Ok here is my first official post. I hope it isn’t too long. but y’all might enjoy it.

So I’ve never worked AT a golf course but I think this story fits in.

In my previous life I worked as a police officer and was assigned to a patrol area that included Sherwood Country Club, I was young and basically a rookie cop. I responded to a “theft” call and when I arrived the guard at the gate tells me that the “ dudes who called are waiting in the parking lot “ he actually said dudes, I’ll never forget it.

At this point I think I’ll just use initials to describe the involved parties. As I drive in I see 3 men standing near a Ferrari, a Lambo and a range rover in the parking lot waving me over to them. Immediately I recognized MJ the 6’6 basketball great with the 8 inch cigar, and WG the the hockey great, and the 3rd I come to realize is Mario L another hockey great. They are really in good moods except for WG who seems kinda upset. WG tells me that while he and the other 2 were out playing a round of golf someone broke into his locker in the clubhouse and stole some items that included his wedding ring. We all walk inside and into the locker room and sure enough there was clear evidence that someone pried open WG’s locker !

MJ and ML are saying the entire time that WG is making the story up so as not to pay off his golf bet. They are really giving WG a hard time joking and cracking wise and poking him relentlessly.

These 3 just sorta sit around the locker room asking me questions and mostly cracking jokes on each other as I dust the locker for prints, and do my best CSI Westlake Village impression.

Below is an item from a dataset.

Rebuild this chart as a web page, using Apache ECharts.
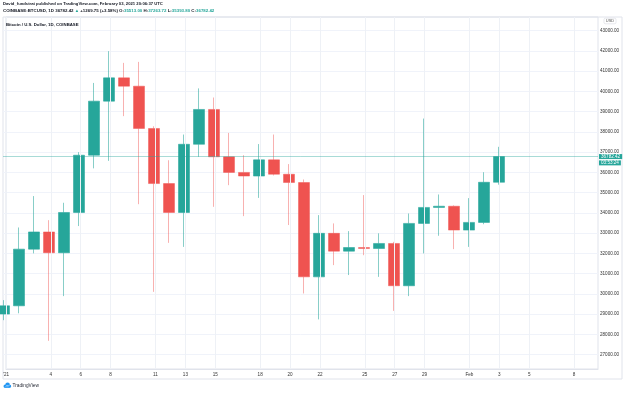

So I get down to the point where I’m asking WG the specifics of what was stolen. he says: my wedding ring Me : describe it WG : gold ME : value ? WG : I dunno maybe $500. I’ll never forget that he said his wife was gonna kill him cuz she didn’t know he took it off. Next he says his leather jacket was stolen. Same process - value ? $250 he thinks . At this point MJ and ML say “man tell him about our money” ! WG says “ oh yeah I had a box that contained my golf gambling money” Me: what kinda box? WG : wood blah blah blah I then ask "So how much cash was in the box " ? WG “ohhh, I dunno about $60,000.00 ………

To this day I just remember standing there trying to act like he didn’t just say 60k! As if I had heard of someone having more money in their golf locker than I made in a year!
Nowadays I play Sherwood quite a bit and I think of that incident every single time I enter the property.


Working at a club in the greater Chicagoland area, I was helping out in the bar/restaurant after looping 18 holes on a gloomy day. My loop for the day was already a few BEvERages into the afternoon, when he started asking for shots for himself and the two guys next to him.

In the middle of a fairly heated debate between the three, the member I was caddying for earlier that day had insisted on proving to his peers that he was a former All-Conference Big Ten gymnast. Somewhere in his late 30’s, he walks to the far corner of the room with his eyes set on a couch located near the front of the bar/restaurant. Running full speed (still in spikes), he cartwheels over the arm of the sofa and stomps his landing on one of the cushions. Gratuitously intoxicated, his momentum carries him over the back of the sofa and into two lamps that are perched on a table just behind this “waiting area” couch.

Not only has be just broken two lamps, but he has ripped a decent sized hole in the couch cushion. He stands up, collects himself, walks over to one of the restaurant staff people, hands them a wad of c-notes and leaves.


Late summer afternoon, there was a wedding happening in the restaurant/bar area. Main doors were locked once the wedding was being set up so people had to come in the side door of the Pro Shop. The kitchen was working since we couldn’t have people walking through the kitchen, we were taking orders and walking them to the kitchen. I was working the night before during the rehearsal and had heard the bride and groom say they had a surprise for their parents during the ceremony tomorrow. The wedding has started and after taking an order and walking into the kitchen I catch of glimpse the “surprise”. The minister was also an Elvis impersonator. He married them dressed as Elvis. A little later in the evening, I see the bride’s father signing the marriage certificate and handing a wad of cash to the minister Elvis.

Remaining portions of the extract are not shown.